Demonietto che s’impossessa di uno scrittore - Caricatura inglese del Settecento - Collezione privata
Demonietto che s’impossessa di uno scrittore – Caricatura inglese del Settecento – Collezione privata

Nel pieno del successo sparì Greta Garbo. La diva delle dive abbandonò i suoi ammiratori per diventare corpo senza voce. A Stoccolma, a New York o in Italia andava a fare la spesa ogni mattina sempre alla stessa ora, nascosta dietro… foulard vistosi e occhialoni neri. A Taormina c’è ancora chi ricorda come una immagine da cinema muto, che si indispettiva se nessuno la notava. Al contrario di lei, Mina si è trasformata in voce senza corpo, salvo poi a lasciarsi fotografare da ogni lato quando va da qualche parte, vestita in ‘total black’ da lutto stretto.
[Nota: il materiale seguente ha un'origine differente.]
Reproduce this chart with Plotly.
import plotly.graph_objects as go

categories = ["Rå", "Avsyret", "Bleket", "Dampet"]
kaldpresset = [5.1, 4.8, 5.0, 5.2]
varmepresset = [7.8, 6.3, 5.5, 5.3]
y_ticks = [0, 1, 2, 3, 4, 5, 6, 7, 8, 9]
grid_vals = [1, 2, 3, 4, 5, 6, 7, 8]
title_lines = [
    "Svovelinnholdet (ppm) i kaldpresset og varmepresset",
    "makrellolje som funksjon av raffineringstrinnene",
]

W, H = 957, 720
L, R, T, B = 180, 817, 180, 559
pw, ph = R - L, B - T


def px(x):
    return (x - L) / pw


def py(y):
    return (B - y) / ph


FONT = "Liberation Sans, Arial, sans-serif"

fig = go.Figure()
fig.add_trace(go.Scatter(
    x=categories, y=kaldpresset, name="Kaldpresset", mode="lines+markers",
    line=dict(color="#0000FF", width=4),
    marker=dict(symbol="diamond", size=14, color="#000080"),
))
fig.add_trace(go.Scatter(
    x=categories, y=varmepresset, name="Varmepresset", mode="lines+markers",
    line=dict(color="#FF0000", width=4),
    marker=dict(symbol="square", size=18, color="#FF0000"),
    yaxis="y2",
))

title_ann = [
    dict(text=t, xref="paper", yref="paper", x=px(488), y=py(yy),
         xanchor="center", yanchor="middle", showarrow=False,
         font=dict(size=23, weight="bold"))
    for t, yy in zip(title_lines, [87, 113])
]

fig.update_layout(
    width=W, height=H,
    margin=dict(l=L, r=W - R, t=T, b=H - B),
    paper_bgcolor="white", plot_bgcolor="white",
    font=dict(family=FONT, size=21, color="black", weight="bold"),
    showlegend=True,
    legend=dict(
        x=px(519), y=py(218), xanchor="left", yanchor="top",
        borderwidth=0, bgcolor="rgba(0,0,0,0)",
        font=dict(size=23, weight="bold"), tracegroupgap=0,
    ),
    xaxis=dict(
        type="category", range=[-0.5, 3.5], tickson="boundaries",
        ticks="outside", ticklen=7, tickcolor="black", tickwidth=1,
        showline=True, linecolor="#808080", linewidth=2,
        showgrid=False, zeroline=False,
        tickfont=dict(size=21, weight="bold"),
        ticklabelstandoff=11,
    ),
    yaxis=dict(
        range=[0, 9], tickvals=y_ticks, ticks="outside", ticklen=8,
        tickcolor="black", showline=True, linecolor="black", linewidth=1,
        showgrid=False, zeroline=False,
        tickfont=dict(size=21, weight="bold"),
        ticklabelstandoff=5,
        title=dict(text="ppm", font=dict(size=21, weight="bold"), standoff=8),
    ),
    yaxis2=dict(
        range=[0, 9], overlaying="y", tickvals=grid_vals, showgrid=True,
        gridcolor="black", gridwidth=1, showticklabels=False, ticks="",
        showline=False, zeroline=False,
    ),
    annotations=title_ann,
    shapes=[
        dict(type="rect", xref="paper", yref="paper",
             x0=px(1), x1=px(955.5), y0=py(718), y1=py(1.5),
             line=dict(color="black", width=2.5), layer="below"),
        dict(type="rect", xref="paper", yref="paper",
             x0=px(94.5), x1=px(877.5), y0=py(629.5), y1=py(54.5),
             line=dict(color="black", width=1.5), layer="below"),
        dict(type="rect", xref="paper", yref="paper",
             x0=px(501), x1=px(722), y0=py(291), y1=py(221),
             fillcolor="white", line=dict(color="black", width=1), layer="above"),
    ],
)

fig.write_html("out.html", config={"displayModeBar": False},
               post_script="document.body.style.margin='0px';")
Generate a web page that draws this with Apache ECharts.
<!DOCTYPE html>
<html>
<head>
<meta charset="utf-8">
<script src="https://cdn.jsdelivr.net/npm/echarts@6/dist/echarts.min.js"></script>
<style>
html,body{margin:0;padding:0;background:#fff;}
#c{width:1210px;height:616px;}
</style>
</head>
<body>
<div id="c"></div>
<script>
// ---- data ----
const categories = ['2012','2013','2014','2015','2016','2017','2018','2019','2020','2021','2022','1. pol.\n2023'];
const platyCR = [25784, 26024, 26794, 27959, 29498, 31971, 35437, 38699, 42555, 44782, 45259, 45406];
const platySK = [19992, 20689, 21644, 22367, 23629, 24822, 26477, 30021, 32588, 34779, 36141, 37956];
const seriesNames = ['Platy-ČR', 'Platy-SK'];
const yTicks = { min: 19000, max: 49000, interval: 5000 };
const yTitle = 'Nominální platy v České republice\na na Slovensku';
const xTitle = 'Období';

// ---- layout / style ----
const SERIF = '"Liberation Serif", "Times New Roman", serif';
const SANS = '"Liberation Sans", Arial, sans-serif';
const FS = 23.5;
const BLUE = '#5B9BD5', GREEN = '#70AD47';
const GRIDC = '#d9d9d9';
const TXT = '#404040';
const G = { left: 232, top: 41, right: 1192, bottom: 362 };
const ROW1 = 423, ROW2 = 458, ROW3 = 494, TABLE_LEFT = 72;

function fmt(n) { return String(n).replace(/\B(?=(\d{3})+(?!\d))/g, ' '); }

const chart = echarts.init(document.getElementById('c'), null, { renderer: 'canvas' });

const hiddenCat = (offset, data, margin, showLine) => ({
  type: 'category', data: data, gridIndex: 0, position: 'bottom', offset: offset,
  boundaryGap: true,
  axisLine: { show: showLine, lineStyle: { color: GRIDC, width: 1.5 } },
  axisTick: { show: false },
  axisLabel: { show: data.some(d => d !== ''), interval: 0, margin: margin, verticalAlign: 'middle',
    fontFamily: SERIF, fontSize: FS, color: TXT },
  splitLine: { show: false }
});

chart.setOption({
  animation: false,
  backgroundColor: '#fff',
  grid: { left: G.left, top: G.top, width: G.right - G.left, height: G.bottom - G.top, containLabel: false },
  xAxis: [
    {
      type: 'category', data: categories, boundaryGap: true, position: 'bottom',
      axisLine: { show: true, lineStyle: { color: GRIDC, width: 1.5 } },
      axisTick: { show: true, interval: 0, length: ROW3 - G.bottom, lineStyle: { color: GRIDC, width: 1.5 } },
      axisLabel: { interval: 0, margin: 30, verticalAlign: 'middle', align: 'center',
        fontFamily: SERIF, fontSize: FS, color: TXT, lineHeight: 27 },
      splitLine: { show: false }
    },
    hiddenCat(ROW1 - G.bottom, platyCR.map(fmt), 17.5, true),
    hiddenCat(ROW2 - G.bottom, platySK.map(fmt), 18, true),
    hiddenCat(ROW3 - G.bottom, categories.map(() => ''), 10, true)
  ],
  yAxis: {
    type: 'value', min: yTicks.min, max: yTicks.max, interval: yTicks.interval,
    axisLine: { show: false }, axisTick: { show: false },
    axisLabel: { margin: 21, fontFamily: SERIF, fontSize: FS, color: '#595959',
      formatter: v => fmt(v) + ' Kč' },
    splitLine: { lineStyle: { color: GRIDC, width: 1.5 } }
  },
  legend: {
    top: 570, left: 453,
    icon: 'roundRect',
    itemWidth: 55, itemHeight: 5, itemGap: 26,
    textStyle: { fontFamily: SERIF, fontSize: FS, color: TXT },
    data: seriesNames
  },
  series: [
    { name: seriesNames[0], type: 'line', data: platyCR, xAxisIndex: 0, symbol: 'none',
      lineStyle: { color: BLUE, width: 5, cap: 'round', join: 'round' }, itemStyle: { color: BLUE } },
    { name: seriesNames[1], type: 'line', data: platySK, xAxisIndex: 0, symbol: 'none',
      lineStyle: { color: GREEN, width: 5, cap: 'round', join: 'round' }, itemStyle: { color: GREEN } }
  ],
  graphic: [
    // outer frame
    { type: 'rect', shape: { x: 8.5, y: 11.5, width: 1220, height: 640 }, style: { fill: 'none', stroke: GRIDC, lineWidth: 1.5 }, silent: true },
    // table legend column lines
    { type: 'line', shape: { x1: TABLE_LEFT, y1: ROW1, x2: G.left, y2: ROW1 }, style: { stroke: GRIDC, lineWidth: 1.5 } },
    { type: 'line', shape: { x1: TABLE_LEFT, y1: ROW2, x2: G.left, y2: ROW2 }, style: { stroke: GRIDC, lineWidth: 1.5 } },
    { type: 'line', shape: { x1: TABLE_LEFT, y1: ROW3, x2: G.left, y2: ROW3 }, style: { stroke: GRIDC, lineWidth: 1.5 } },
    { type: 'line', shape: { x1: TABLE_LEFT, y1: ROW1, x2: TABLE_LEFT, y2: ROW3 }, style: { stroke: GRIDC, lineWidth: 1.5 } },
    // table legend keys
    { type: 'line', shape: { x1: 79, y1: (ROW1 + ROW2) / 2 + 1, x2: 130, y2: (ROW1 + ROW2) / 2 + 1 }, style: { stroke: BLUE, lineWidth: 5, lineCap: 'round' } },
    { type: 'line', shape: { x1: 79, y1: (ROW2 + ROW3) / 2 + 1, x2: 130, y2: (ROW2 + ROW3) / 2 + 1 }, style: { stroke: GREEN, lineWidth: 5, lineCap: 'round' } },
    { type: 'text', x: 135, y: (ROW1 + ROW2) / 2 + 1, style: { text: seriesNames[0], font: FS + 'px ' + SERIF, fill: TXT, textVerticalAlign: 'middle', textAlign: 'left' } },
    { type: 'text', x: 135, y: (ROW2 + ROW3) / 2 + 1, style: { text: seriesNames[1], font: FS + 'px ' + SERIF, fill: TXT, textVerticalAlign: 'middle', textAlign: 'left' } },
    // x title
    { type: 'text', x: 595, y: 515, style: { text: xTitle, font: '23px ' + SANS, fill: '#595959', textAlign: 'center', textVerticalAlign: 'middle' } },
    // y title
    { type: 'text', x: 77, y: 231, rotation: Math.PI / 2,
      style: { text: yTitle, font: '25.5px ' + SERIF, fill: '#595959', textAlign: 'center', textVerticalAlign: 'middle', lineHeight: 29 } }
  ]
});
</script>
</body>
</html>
  A molti piace guardare in televisione i ‘famosi’ che scompaiono su isole remote per qualche settimana. Se invece uno decide di sparire per sempre e se ne va dove lo porta il cuore non interessa a nessuno. Sono fatti suoi, pensa la gente. I medici attribuiscono le sparizioni volontarie a patologie mentali. Secondo loro, sarebbe stato affetto da ansia il grande filosofo Jean-Jacques Rousseau, che sparì in Francia tre secoli fa. Per me invece anche la sua fu una meditata scelta di vita. Ossessionato dai troppi condizionamenti della quotidianità, aveva scritto: “Non mi ridurrò ad esistere, voglio vivere, sottraendomi al mondo potrò ritrovare audacia di pensiero”. E scansando le persone che fino ad allora aveva frequentato, usciva di casa soltanto per passeggiare su sentieri rigorosamente fuori mano.
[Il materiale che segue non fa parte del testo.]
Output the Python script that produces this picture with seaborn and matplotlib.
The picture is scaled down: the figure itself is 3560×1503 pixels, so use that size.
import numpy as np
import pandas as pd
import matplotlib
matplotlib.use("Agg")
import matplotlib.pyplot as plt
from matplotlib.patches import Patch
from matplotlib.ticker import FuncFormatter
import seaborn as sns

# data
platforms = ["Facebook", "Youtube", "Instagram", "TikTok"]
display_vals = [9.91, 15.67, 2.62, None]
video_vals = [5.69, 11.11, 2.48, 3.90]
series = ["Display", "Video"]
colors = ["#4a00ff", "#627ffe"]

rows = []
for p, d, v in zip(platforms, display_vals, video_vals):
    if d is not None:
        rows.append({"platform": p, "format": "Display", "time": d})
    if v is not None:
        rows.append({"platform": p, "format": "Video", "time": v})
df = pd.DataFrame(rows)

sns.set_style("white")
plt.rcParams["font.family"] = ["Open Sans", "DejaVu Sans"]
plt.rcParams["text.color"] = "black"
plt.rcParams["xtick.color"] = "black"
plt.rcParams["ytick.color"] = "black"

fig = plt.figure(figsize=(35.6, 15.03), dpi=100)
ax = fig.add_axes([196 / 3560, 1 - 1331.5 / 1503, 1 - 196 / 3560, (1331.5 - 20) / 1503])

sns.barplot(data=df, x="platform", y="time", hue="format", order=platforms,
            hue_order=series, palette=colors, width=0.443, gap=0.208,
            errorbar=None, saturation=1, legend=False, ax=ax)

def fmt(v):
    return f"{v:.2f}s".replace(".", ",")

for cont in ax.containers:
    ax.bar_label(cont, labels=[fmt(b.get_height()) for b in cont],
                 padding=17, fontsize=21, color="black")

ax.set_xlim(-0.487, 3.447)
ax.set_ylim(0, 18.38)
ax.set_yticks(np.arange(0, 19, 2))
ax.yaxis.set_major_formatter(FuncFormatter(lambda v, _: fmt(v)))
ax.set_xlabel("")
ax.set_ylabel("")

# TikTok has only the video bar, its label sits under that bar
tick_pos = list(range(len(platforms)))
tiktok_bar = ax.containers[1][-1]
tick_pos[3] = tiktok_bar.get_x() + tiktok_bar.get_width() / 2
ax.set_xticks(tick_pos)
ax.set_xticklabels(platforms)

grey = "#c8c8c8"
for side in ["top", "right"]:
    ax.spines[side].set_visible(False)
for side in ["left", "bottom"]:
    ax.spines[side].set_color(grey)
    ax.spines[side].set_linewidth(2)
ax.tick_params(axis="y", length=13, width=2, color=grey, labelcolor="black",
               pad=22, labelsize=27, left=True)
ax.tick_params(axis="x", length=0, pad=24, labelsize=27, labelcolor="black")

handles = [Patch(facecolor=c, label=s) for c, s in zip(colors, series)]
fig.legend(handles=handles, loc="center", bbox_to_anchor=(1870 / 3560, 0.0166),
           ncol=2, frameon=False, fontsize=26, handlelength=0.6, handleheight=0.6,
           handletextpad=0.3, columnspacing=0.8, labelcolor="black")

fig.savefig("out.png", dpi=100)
 A volte è una malizia sopraffina a indurre l’idea di diventare invisibile. A Napoli, più di un secolo prima di Rousseau, un poeta ingegnosissimo pensò di darsi addirittura per morto, per fare quello che da vivo non poteva. Fu Giulio Cesare Cortese a scegliere questo inquietante modo di sparire, il poeta seicentesco che in lingua napoletana aveva cantato le vajasse, le servette di cui ho parlato la volta scorsa in questa Rubrica Grandangolo. Per farlo chiese la complicità del suo amico poeta Giambattista Basile, dicendogli con viso triste “tanto ormai co lo tiempo e co la sciorta ho già iocato li meglio anne de la vita”.
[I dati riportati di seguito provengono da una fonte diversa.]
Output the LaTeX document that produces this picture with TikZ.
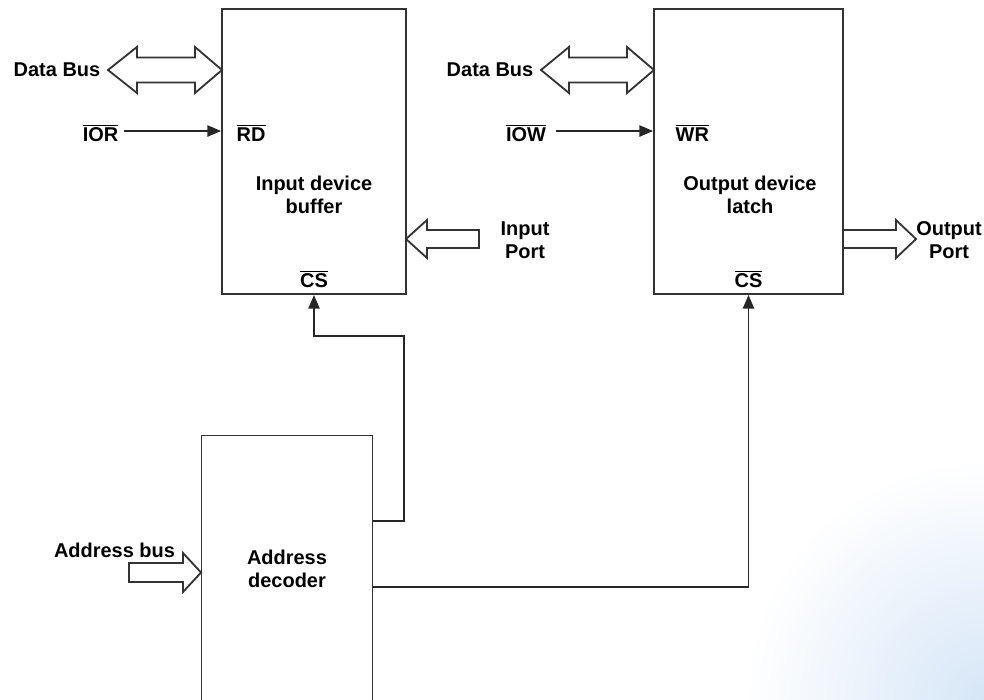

  Basile stette al gioco. Nel 1627 si presentò vestito a lutto in una piazza affollata e annunciò la morte improvvisa del Cortese. Nel vibrante elogio funebre ricordò il poemetto La vajasseide col quale il ‘caro estinto’ aveva dimostrato che la vita della povera plebe napoletana valeva molto più di quella futile dei ricchi nobili. Il popolo, costernato, espose teli neri lungo i vicoli, accese ceri davanti ai bassi e pianse. Giulio Cesare Cortese ne fu così commosso che, travestitosi per rendersi irriconoscibile, prese parte in lacrime per le vie di Napoli a tutte le cerimonie del proprio funerale!

  Da allora, come ispirato dal demonietto che gli incisori d’epoca si divertivano a raffigurare alle spalle degli scrittori satirici, cominciò a inondare la città di libelli antigovernativi, firmandoli con i nomi dei poetastri che lo avevano sempre invidiato e definito ‘brutto nano’, come peraltro egli era. Riconoscendo le sue idee e il suo stile, loro si difendevano dal suo maligno fantasma con riti scaramantici. Per questo evitarono perfino di tramandarcene un ritratto. La tiorba a taccone è il titolo dell’ultima opera attribuita a Giulio Cesare Cortese. Lui la firmò con l’ironico pseudonimo “Felippo Sgruttendio de Scafato” nel 1646, diciannove anni dopo che era andato in giro per le vie di Napoli a piangere la sua morte e a pregare per la sua…. anima!